The court on the 7th January 2019 was satisfied that he had broken the injunction on the 24th October by failing to allow access and on the re-arranged date of the 5th November. I am also satisfied that is the case reading the unchallenged and detailed evidence from the claimant. I am not satisfied that he has broken the injunction on the 14th January 2019 by making it difficult for the contractors to get in on that date. They did get in and did carry out the gas safety check.
I need to sentence for the 2 breaches, looking at punishment of those breaches, attempting to secure compliance with the order, and if possible looking at rehabilitation. I have considered the sentencing guidelines and consider this to be a deliberate breach of the order, Mr Logan being fully aware, I am satisfied of what he needs to do, but it falls within culpability B. I am satisfied that looking at the harm, it falls within category 2. The breach on this occasion did not cause very serious harm, but certainly it could have done had the inspection not actually taken place subsequently. The starting point is a custodial sentence of 12 weeks.

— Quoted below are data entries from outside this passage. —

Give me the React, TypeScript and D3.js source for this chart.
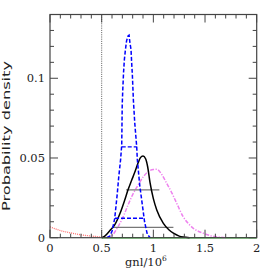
import { useRef, useEffect } from "react";
import * as d3 from "d3";

// curves: [gnl/1e6, density]
const blueCurve = [
  [0.55, 0], [0.578, 0.001], [0.6, 0.004], [0.626, 0.012], [0.65, 0.027], [0.665, 0.038],
  [0.683, 0.049], [0.694, 0.058], [0.699, 0.084], [0.705, 0.094], [0.712, 0.104], [0.72, 0.112],
  [0.73, 0.118], [0.741, 0.1235], [0.755, 0.1265], [0.765, 0.127], [0.774, 0.122], [0.784, 0.118],
  [0.79, 0.11], [0.797, 0.102], [0.807, 0.086], [0.82, 0.072], [0.839, 0.057], [0.845, 0.049],
  [0.868, 0.033], [0.9, 0.0174], [0.915, 0.01], [0.942, 0.002], [0.97, 0],
];
const blackCurve = [
  [0.5, 0], [0.53, 0.001], [0.58, 0.0045], [0.626, 0.008], [0.678, 0.0153], [0.72, 0.023],
  [0.755, 0.03], [0.79, 0.036], [0.82, 0.041], [0.85, 0.0465], [0.875, 0.0502], [0.9, 0.0513],
  [0.925, 0.0495], [0.945, 0.0445], [0.968, 0.0345], [1.0, 0.0245], [1.033, 0.0174], [1.097, 0.009],
  [1.15, 0.005], [1.194, 0.0028], [1.25, 0.001], [1.29, 0.0004], [1.35, 0],
];
const pinkCurve = [
  [0.55, 0], [0.59, 0.0008], [0.658, 0.0069], [0.7, 0.012], [0.755, 0.0205], [0.8, 0.027],
  [0.852, 0.033], [0.9, 0.038], [0.95, 0.0415], [1.0, 0.0428], [1.033, 0.0429], [1.08, 0.0398],
  [1.13, 0.034], [1.18, 0.028], [1.226, 0.0216], [1.29, 0.013], [1.34, 0.0088], [1.387, 0.0059],
  [1.484, 0.0028], [1.55, 0.0013], [1.61, 0.0006], [1.7, 0],
];
const redCurve = [
  [0, 0.0068], [0.1, 0.0045], [0.2, 0.003], [0.3, 0.0018], [0.4, 0.001], [0.5, 0.0004], [0.55, 0],
];
const greenLine = [[0.5, 0], [2, 0]];

// interval bars: [x0, x1, y]
const blackBars = [[0.736, 1.058, 0.03], [0.607, 1.194, 0.0065]];
const blueBars = [[0.694, 0.839, 0.057], [0.629, 0.903, 0.0122]];

const xTicks = [0, 0.5, 1, 1.5, 2];
const yTicks = [0, 0.05, 0.1];
const cutX = 0.5;

function drawChart(svgRef) {
  const width = 271, height = 271;
  const left = 50, right = 256.7, top = 14.5, bottom = 237.7;

  const x = d3.scaleLinear().domain([0, 2]).range([left, right]);
  const y = d3.scaleLinear().domain([0, 0.14]).range([bottom, top]);

  let svg = d3.select(svgRef.current);
  svg.selectAll("*").remove();
  svg.attr("width", width).attr("height", height).attr("viewBox", `0 0 ${width} ${height}`);

  const line = d3.line().x(d => x(d[0])).y(d => y(d[1]));
  const smooth = d3.line().x(d => x(d[0])).y(d => y(d[1])).curve(d3.curveMonotoneX);

  // cut line
  svg.append("line")
    .attr("x1", x(cutX)).attr("x2", x(cutX)).attr("y1", top).attr("y2", bottom)
    .attr("stroke", "#333").attr("stroke-width", 0.8).attr("stroke-dasharray", "1,1.2");

  svg.append("path").attr("d", line(greenLine))
    .attr("fill", "none").attr("stroke", "#33bb33").attr("stroke-width", 1.5);

  svg.append("path").attr("d", smooth(redCurve))
    .attr("fill", "none").attr("stroke", "#ff7070").attr("stroke-width", 1.3).attr("stroke-dasharray", "1,1");

  svg.append("path").attr("d", smooth(pinkCurve))
    .attr("fill", "none").attr("stroke", "#ee82ee").attr("stroke-width", 1.5).attr("stroke-dasharray", "4,1.5,1.2,1.5");

  svg.selectAll(".bbar").data(blackBars).join("line")
    .attr("x1", d => x(d[0])).attr("x2", d => x(d[1])).attr("y1", d => y(d[2])).attr("y2", d => y(d[2]))
    .attr("stroke", "#777").attr("stroke-width", 1.4);

  svg.append("path").attr("d", smooth(blackCurve))
    .attr("fill", "none").attr("stroke", "#000").attr("stroke-width", 1.5);

  svg.selectAll(".ubar").data(blueBars).join("line")
    .attr("x1", d => x(d[0])).attr("x2", d => x(d[1])).attr("y1", d => y(d[2])).attr("y2", d => y(d[2]))
    .attr("stroke", "#0000ff").attr("stroke-width", 1.4).attr("stroke-dasharray", "4,2");

  svg.append("path").attr("d", line(blueCurve))
    .attr("fill", "none").attr("stroke", "#0000ff").attr("stroke-width", 1.5).attr("stroke-dasharray", "4,2");

  // frame + ticks
  const tickColor = "#444";
  const g = svg.append("g").attr("stroke", tickColor).attr("stroke-width", 1);
  g.append("rect").attr("x", left).attr("y", top).attr("width", right - left).attr("height", bottom - top)
    .attr("fill", "none").attr("stroke-width", 1.2);
  x.ticks(20).forEach(t => {
    const len = Math.abs(t * 2 - Math.round(t * 2)) < 1e-6 ? 8 : 4;
    g.append("line").attr("x1", x(t)).attr("x2", x(t)).attr("y1", bottom).attr("y2", bottom - len);
    g.append("line").attr("x1", x(t)).attr("x2", x(t)).attr("y1", top).attr("y2", top + len);
  });
  d3.range(0, 0.1401, 0.01).forEach(t => {
    const len = Math.abs(t * 20 - Math.round(t * 20)) < 1e-6 ? 8 : 4;
    g.append("line").attr("y1", y(t)).attr("y2", y(t)).attr("x1", left).attr("x2", left + len);
    g.append("line").attr("y1", y(t)).attr("y2", y(t)).attr("x1", right).attr("x2", right - len);
  });

  const font = "'DejaVu Serif', serif";
  svg.selectAll(".xl").data(xTicks).join("text")
    .attr("x", d => x(d)).attr("y", 252).attr("text-anchor", "middle")
    .attr("font-family", font).attr("font-size", 11.5).attr("fill", "#222")
    .text(d => String(d));
  svg.selectAll(".yl").data(yTicks).join("text")
    .attr("x", 45).attr("y", d => y(d) + 4).attr("text-anchor", "end")
    .attr("font-family", font).attr("font-size", 11.5).attr("fill", "#222")
    .text(d => String(d));

  const xt = svg.append("text").attr("x", 125).attr("y", 265.5)
    .attr("font-family", font).attr("font-size", 11.5).attr("fill", "#222");
  xt.append("tspan").text("gnl/10");
  xt.append("tspan").attr("dy", -5).attr("font-size", 7.5).text("6");

  svg.append("text")
    .attr("transform", `translate(9.5,136) rotate(-90)`)
    .attr("text-anchor", "middle")
    .attr("font-family", "'DejaVu Sans', sans-serif").attr("font-size", 10.5).attr("fill", "#222")
    .attr("textLength", 150).attr("lengthAdjust", "spacingAndGlyphs")
    .text("Probability density");
}

export default function App() {
  const svg = useRef(null);
  useEffect(() => {
    drawChart(svg);
  }, [svg]);

  return (
    <div style={{ position: "absolute", left: 0, top: 0 }}>
      <svg ref={svg} />
    </div>
  );
}
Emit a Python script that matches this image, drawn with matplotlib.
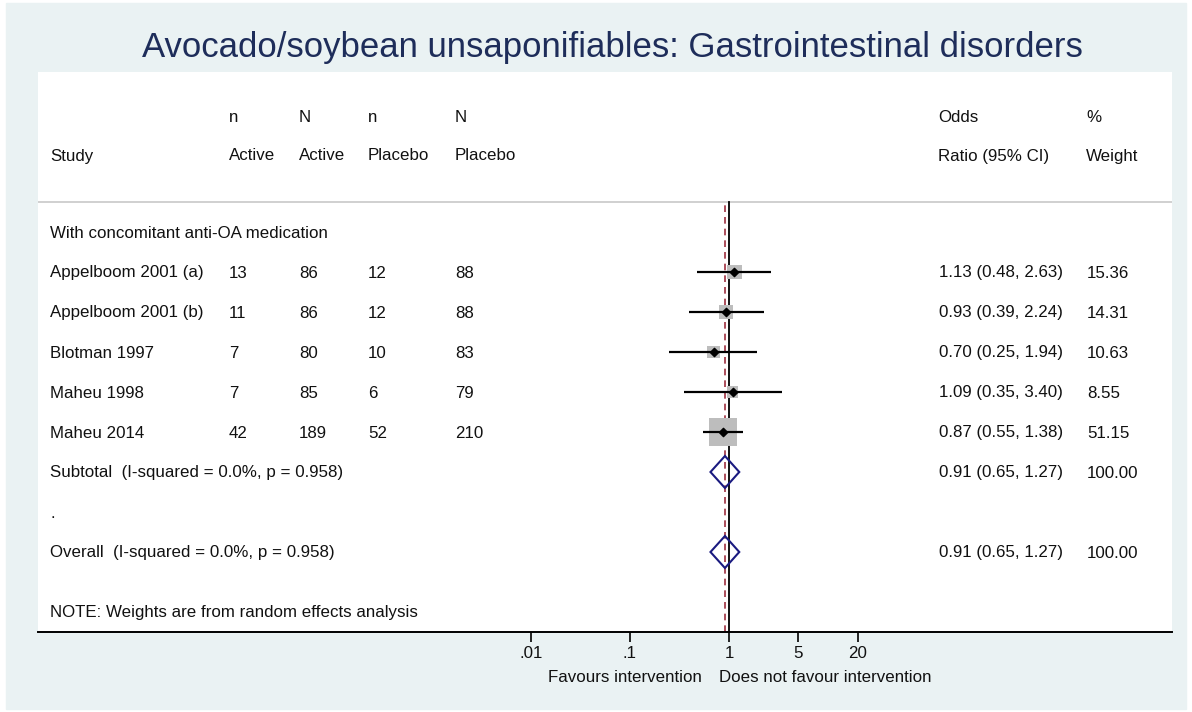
"""Forest plot: avocado/soybean unsaponifiables, GI disorders."""
import numpy as np
import matplotlib.pyplot as plt
from matplotlib.patches import Rectangle
from matplotlib.transforms import blended_transform_factory

plt.switch_backend("agg")
plt.rcParams["font.family"] = ["Liberation Sans", "DejaVu Sans"]

studies = ["Appelboom 2001 (a)", "Appelboom 2001 (b)", "Blotman 1997",
           "Maheu 1998", "Maheu 2014"]
n_active = [13, 11, 7, 7, 42]
N_active = [86, 86, 80, 85, 189]
n_placebo = [12, 12, 10, 6, 52]
N_placebo = [88, 88, 83, 79, 210]
odds = [1.13, 0.93, 0.70, 1.09, 0.87]
lo = [0.48, 0.39, 0.25, 0.35, 0.55]
hi = [2.63, 2.24, 1.94, 3.40, 1.38]
weight = [15.36, 14.31, 10.63, 8.55, 51.15]
pooled = (0.91, 0.65, 1.27)
subtotal_label = "Subtotal  (I-squared = 0.0%, p = 0.958)"
overall_label = "Overall  (I-squared = 0.0%, p = 0.958)"
tick_vals = [0.01, 0.1, 1, 5, 20]
tick_labels = [".01", ".1", "1", "5", "20"]

W, H = 1192, 712
FS = 12.2
fig = plt.figure(figsize=(W / 100, H / 100), dpi=100, facecolor="white")
fig.patches.append(Rectangle((6 / W, 3 / H), 1180 / W, 706 / H,
                             transform=fig.transFigure, color="#EAF2F3",
                             zorder=-10))

# plot region in pixels
L, R, T, B = 38, 1172, 72, 632
x1, dec = 729, 99  # pixel of OR=1 and pixels per decade
ax = fig.add_axes([L / W, (H - B) / H, (R - L) / W, (B - T) / H])
ax.set_facecolor("white")
ax.set_xscale("log")
ax.set_xlim(10 ** ((L - x1) / dec), 10 ** ((R - x1) / dec))
ax.set_ylim(B, T)
for s in ["top", "left", "right"]:
    ax.spines[s].set_visible(False)
ax.spines["bottom"].set_linewidth(1.4)
ax.set_xticks(tick_vals)
ax.set_xticklabels(tick_labels, fontsize=FS)
ax.minorticks_off()
ax.tick_params(axis="x", length=7, width=1.2, pad=3, labelcolor="#111111")
ax.set_yticks([])

tr = blended_transform_factory(ax.transAxes, ax.transData)


def put(xpix, y, s, **kw):
    ax.text((xpix - L) / (R - L), y + 1, s, transform=tr, va="center",
            fontsize=FS, color="#111111", **kw)


# headers
cols = [229, 299, 368, 455]
put(50, 155, "Study")
for c, top, bot in zip(cols, ["n", "N", "n", "N"],
                       ["Active", "Active", "Placebo", "Placebo"]):
    put(c, 117, top)
    put(c, 155, bot)
put(938, 117, "Odds")
put(938, 155, "Ratio (95% CI)")
put(1086, 117, "%")
put(1086, 155, "Weight")
ax.plot([0, 1], [202, 202], transform=tr, color="#C8C8C8", lw=1.2)

row0, step = 232, 40
put(50, row0, "With concomitant anti-OA medication")

ys = [row0 + step * (i + 1) for i in range(len(studies))]
ax.axvline(1, ymin=0, ymax=(B - 202) / (B - T), color="black", lw=1.3)
ax.axvline(pooled[0], ymin=0, ymax=(B - 202) / (B - T), color="#9E3040",
           lw=1.2, ls=(0, (4, 3)))

side_pt = [3.8 * np.sqrt(w) * 0.72 for w in weight]
ax.scatter(odds, ys, marker="s", s=[p ** 2 for p in side_pt],
           color="#BDBDBD", zorder=3, linewidths=0)
ax.hlines(ys, lo, hi, color="black", lw=1.6, zorder=4)
ax.scatter(odds, ys, marker="D", s=18, color="black", zorder=5)

for i, y in enumerate(ys):
    put(50, y, studies[i])
    for c, v in zip(cols, [n_active[i], N_active[i], n_placebo[i],
                           N_placebo[i]]):
        put(c, y, str(v))
    put(939, y, f"{odds[i]:.2f} ({lo[i]:.2f}, {hi[i]:.2f})")
    put(1087, y, f"{weight[i]:.2f}")

pooled_str = f"{pooled[0]:.2f} ({pooled[1]:.2f}, {pooled[2]:.2f})"
y_sub = row0 + step * 6
y_dot = row0 + step * 7
y_all = row0 + step * 8
for y, lab in [(y_sub, subtotal_label), (y_all, overall_label)]:
    ax.fill([pooled[1], pooled[0], pooled[2], pooled[0]],
            [y, y - 16, y, y + 16], facecolor="none", edgecolor="#1A1A80",
            lw=1.5, zorder=6)
    put(50, y, lab)
    put(939, y, pooled_str)
    put(1087, y, "100.00")
put(50, y_dot, ".")
put(50, 612, "NOTE: Weights are from random effects analysis")

fig.text(702 / W, 1 - 677 / H, "Favours intervention", ha="right",
         va="center", fontsize=FS, color="#111111")
fig.text(719 / W, 1 - 677 / H, "Does not favour intervention",
         ha="left", va="center", fontsize=FS, color="#111111")

fig.text(612 / W, 1 - 48 / H,
         "Avocado/soybean unsaponifiables: Gastrointestinal disorders",
         ha="center", va="center", fontsize=25, color="#1E2D5A")

fig.savefig("out.png", dpi=100, facecolor="white")
plt.close(fig)
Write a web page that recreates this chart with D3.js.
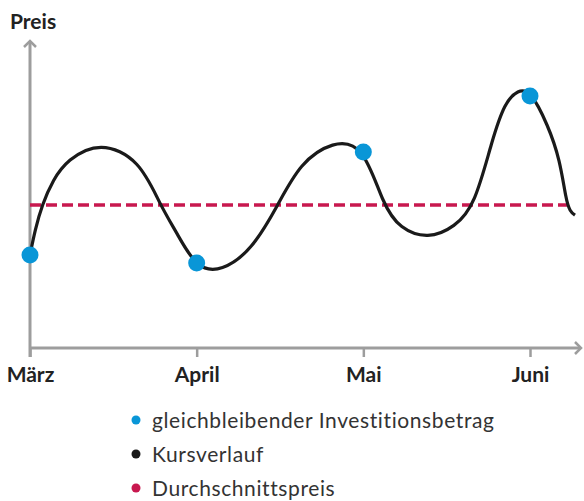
<!DOCTYPE html>
<html>
<head>
<meta charset="utf-8">
<script src="https://cdn.jsdelivr.net/npm/d3@7"></script>
<style>
  body { margin: 0; background: #fff; }
  text { font-family: Lato, "Open Sans", sans-serif; }
</style>
</head>
<body>
<div id="container"></div>
<script>
/* CONSTANTS AND GLOBALS */
const width = 584,
  height = 501;

/* DATA */
// months: 0 = März, 1 = April, 2 = Mai, 3 = Juni
const monthLabels = ["März", "April", "Mai", "Juni"];
const curveMonths = [0, 0.03, 0.072, 0.138, 0.222, 0.42, 0.66, 0.78, 0.882, 1.0, 1.15, 1.332, 1.488, 1.62, 1.818, 2.0, 2.118, 2.22, 2.388, 2.55, 2.67, 2.772, 2.85, 2.928, 3.0, 3.108, 3.18, 3.216, 3.24, 3.27];
const curvePrices = [31, 39.3, 47.7, 56, 62.7, 69, 62.7, 47.7, 38.3, 26.3, 25.5, 32.7, 47.7, 61.7, 69, 68, 47.7, 39.7, 36.3, 40.3, 47.7, 69.3, 82, 86, 86.1, 74.3, 62.7, 49.3, 45.5, 44.3];
const investMonths = [0, 1, 2, 3];
const investPrices = [31, 28.3, 65.3, 84];
const averagePrice = 47.7;
const legendLabels = ["gleichbleibender Investitionsbetrag", "Kursverlauf", "Durchschnittspreis"];
const legendColors = ["#0996d7", "#1a1a1a", "#c8184f"];

/* SCALES */
const xScale = d3.scaleLinear()
  .domain([0, 3])
  .range([30, 530]);

const yScale = d3.scaleLinear()
  .domain([0, 100])
  .range([348, 48]);

/* SVG */
const svg = d3.select("#container")
  .append("svg")
  .attr("width", width)
  .attr("height", height);

const axisColor = "#9d9d9d";

// x axis
const xAxis = d3.axisBottom(xScale)
  .tickValues([0, 1, 2, 3])
  .tickFormat(d => monthLabels[d])
  .tickSize(9)
  .tickSizeOuter(0)
  .tickPadding(10);

const xg = svg.append("g")
  .attr("transform", `translate(0, ${yScale(0)})`)
  .call(xAxis);
xg.select(".domain").remove();
xg.selectAll(".tick line")
  .attr("stroke", axisColor)
  .attr("stroke-width", 2.5);
xg.selectAll(".tick text")
  .attr("fill", "#222")
  .attr("font-size", 21)
  .attr("font-weight", "bold")
  .attr("font-family", "Lato, sans-serif");

// axis lines with arrows
svg.append("line")
  .attr("x1", xScale(0)).attr("x2", 581)
  .attr("y1", yScale(0)).attr("y2", yScale(0))
  .attr("stroke", axisColor).attr("stroke-width", 3);
svg.append("path")
  .attr("d", `M575,${yScale(0) - 6} L581,${yScale(0)} L575,${yScale(0) + 6}`)
  .attr("fill", "none").attr("stroke", axisColor).attr("stroke-width", 2.5);

svg.append("line")
  .attr("x1", xScale(0)).attr("x2", xScale(0))
  .attr("y1", yScale(0) + 9).attr("y2", 41)
  .attr("stroke", axisColor).attr("stroke-width", 3);
svg.append("path")
  .attr("d", `M${xScale(0) - 6},47 L${xScale(0)},41 L${xScale(0) + 6},47`)
  .attr("fill", "none").attr("stroke", axisColor).attr("stroke-width", 2.5);

// y label
svg.append("text")
  .attr("x", 10).attr("y", 29)
  .attr("font-size", 21)
  .attr("font-weight", "bold")
  .attr("fill", "#222")
  .text("Preis");

/* AVERAGE LINE */
svg.append("line")
  .attr("x1", xScale(0)).attr("x2", 572)
  .attr("y1", yScale(averagePrice)).attr("y2", yScale(averagePrice))
  .attr("stroke", legendColors[2])
  .attr("stroke-width", 3.5)
  .attr("stroke-dasharray", "11 5");

/* PRICE CURVE */
const line = d3.line()
  .x((d, i) => xScale(curveMonths[i]))
  .y(d => yScale(d))
  .curve(d3.curveBasis);

svg.append("path")
  .datum(curvePrices)
  .attr("d", line)
  .attr("fill", "none")
  .attr("stroke", legendColors[1])
  .attr("stroke-width", 3.2);

/* INVEST POINTS */
svg.selectAll(".invest")
  .data(investMonths)
  .join("circle")
  .attr("class", "invest")
  .attr("cx", d => xScale(d))
  .attr("cy", (d, i) => yScale(investPrices[i]))
  .attr("r", 8.5)
  .attr("fill", legendColors[0]);

/* LEGEND */
const legend = svg.selectAll(".legend")
  .data(legendLabels)
  .join("g")
  .attr("class", "legend")
  .attr("transform", (d, i) => `translate(136, ${428 + i * 34})`);

legend.append("circle")
  .attr("cx", 0).attr("cy", -8)
  .attr("r", 4.5)
  .attr("fill", (d, i) => legendColors[i]);

legend.append("text")
  .attr("x", 16).attr("y", 0)
  .attr("font-size", 21)
  .attr("letter-spacing", 0.6)
  .attr("fill", "#333")
  .text(d => d);
</script>
</body>
</html>
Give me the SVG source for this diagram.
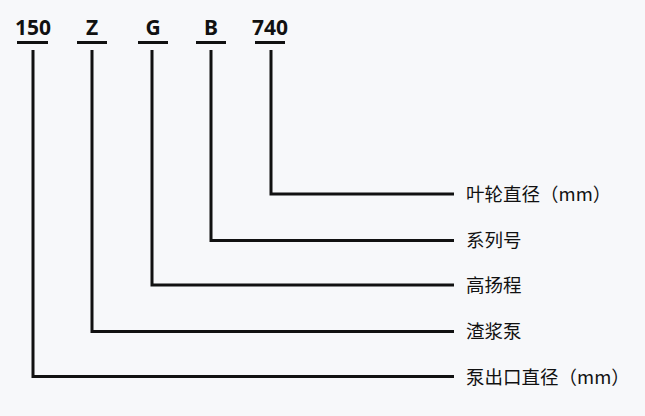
<svg xmlns="http://www.w3.org/2000/svg" width="645" height="416" viewBox="0 0 645 416">
<style>
.code{font-family:"Noto Sans","Open Sans","Liberation Sans",sans-serif;font-weight:bold;font-size:21px;fill:#111;text-anchor:middle}
.lab{font-family:"Noto Sans CJK SC","Noto Sans",sans-serif;font-size:18.5px;fill:#111}
.ln{stroke:#111;stroke-width:3;fill:none}
</style>
<rect width="645" height="416" fill="#f7f8fa"/>
<g id="n150"><text class="code" x="33" y="35">150</text><line class="ln" x1="17" y1="42.5" x2="48" y2="42.5"/></g>
<g id="nZ"><text class="code" x="92" y="35">Z</text><line class="ln" x1="77" y1="42.5" x2="107" y2="42.5"/></g>
<g id="nG"><text class="code" x="153" y="35">G</text><line class="ln" x1="138" y1="42.5" x2="168" y2="42.5"/></g>
<g id="nB"><text class="code" x="211" y="35">B</text><line class="ln" x1="196" y1="42.5" x2="226" y2="42.5"/></g>
<g id="n740"><text class="code" x="270" y="35">740</text><line class="ln" x1="255" y1="42.5" x2="285" y2="42.5"/></g>
<g id="l1"><text class="lab" x="466" y="201">叶轮直径（mm）</text></g>
<g id="l2"><text class="lab" x="466" y="247">系列号</text></g>
<g id="l3"><text class="lab" x="466" y="292">高扬程</text></g>
<g id="l4"><text class="lab" x="466" y="338">渣浆泵</text></g>
<g id="l5"><text class="lab" x="466" y="383.5">泵出口直径（mm）</text></g>
<g id="connectors">
<polyline class="ln" points="271,50 271,194 454,194"/>
<polyline class="ln" points="211,50 211,240.5 454,240.5"/>
<polyline class="ln" points="152,50 152,285 454,285"/>
<polyline class="ln" points="92,50 92,331.5 454,331.5"/>
<polyline class="ln" points="33,50 33,376.5 454,376.5"/>
</g>
</svg>
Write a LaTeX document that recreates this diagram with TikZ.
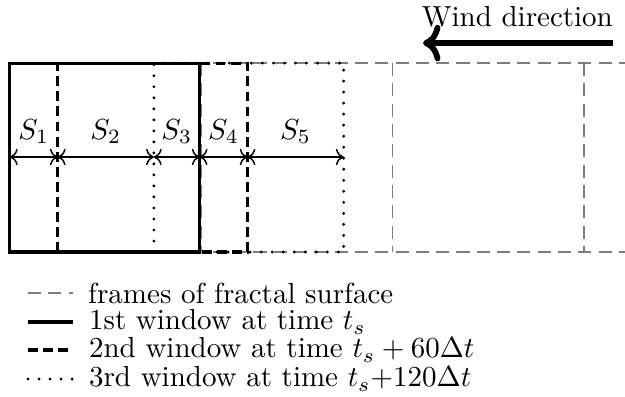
\documentclass[tikz,border=0pt]{standalone}
\usepackage{amsmath}
\usepackage{tikz}
\usetikzlibrary{
	arrows.meta,
	positioning
}
\definecolor{FrameGray}{RGB}{125,125,125}

\begin{document}
\begin{tikzpicture}[
		frameline/.style={FrameGray, line width=0.5pt, dash pattern=on 4.5pt off 2.5pt},
		firstwin/.style={line width=1.1pt},
		secondwin/.style={line width=1.1pt, dash pattern=on 3.4pt off 1.8pt},
		thirdwin/.style={line width=1.1pt, line cap=round, dash pattern=on 0pt off 3.8pt},
		span/.style={<->, line width=0.5pt},
		legtext/.style={inner sep=0pt, text=black}
	]
	\clip (0,0) rectangle (7.575,4.8);
	% frames of fractal surface
	\draw[frameline] (0.12,4.035) -- (7.7,4.035);
	\draw[frameline] (0.12,1.745) -- (7.7,1.745);
	\foreach \k in {0,...,3}
		\draw[frameline] (0.12+2.32*\k,4.035) -- (0.12+2.32*\k,1.745);
	% the three windows
	\draw[thirdwin] (1.865,1.745) rectangle ++(2.30,2.29);
	\draw[secondwin] (0.70,1.745) rectangle ++(2.30,2.29);
	\draw[firstwin] (0.12,1.745) rectangle ++(2.30,2.29);
	% split points
	\coordinate (d0) at (0.12,2.897);
	\coordinate (d1) at (0.70,2.897);
	\coordinate (d2) at (1.865,2.897);
	\coordinate (d3) at (2.42,2.897);
	\coordinate (d4) at (3.00,2.897);
	\coordinate (d5) at (4.165,2.897);
	\draw[span] (d0) -- node[above=1pt] (s1) {$S_1$} (d1);
	\draw[span] (d1) -- node[above=1pt] (s2) {$S_2$} (d2);
	\draw[span] (d2) -- node[above=1pt] (s3) {$S_3$} (d3);
	\draw[span] (d3) -- node[above=1pt] (s4) {$S_4$} (d4);
	\draw[span] (d4) -- node[above=1pt] (s5) {$S_5$} (d5);
	% wind
	\coordinate (windtail) at (7.43,4.278);
	\coordinate (windhead) at (5.127,4.278);
	\node (windlabel) at (6.27,4.6) {Wind direction};
	\draw[line width=2pt, ->] (windtail) -- (windhead);
	% legend
	\draw[frameline] (0.34,1.248) -- (0.885,1.248) node[legtext, right=5pt] (legframes) {frames of fractal surface};
	\draw[firstwin] (0.34,0.897) -- (0.885,0.897) node[legtext, right=5pt] (legfirst) {1st window at time $t_s$};
	\draw[secondwin] (0.34,0.558) -- (0.885,0.558) node[legtext, right=5pt] (legsecond) {2nd window at time $t_s+60\Delta t$};
	\draw[thirdwin] (0.34,0.206) -- (0.885,0.206) node[legtext, right=5pt] (legthird) {3rd window at time $t_s{+}120\Delta t$};
\end{tikzpicture}
\end{document}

The court considers a custodial sentence is appropriate. The court does have the power to suspend such a sentence. Looking at the aggravating facts, namely Mr Logan was present in court when the order was made and knew what was expected of him, and the mitigating facts, clearly Mr Logan is struggling with his mental health, though is, I am satisfied, perfectly capable of understanding what is expected of him, having attended court on the first occasion, and liaising with the landlord over rent arrears more recently; and the inspection having gone ahead without active physical opposition from Mr Logan, I consider it is appropriate to suspend the sentence, a sentence of 12 weeks is the appropriate length for both breaches, suspended until the end of the existing injunction on the 15th October 2021 at 4.00pm. An immediate custodial sentence does not secure compliance with this order moving forward, since access to the property will not now be required until October 2019.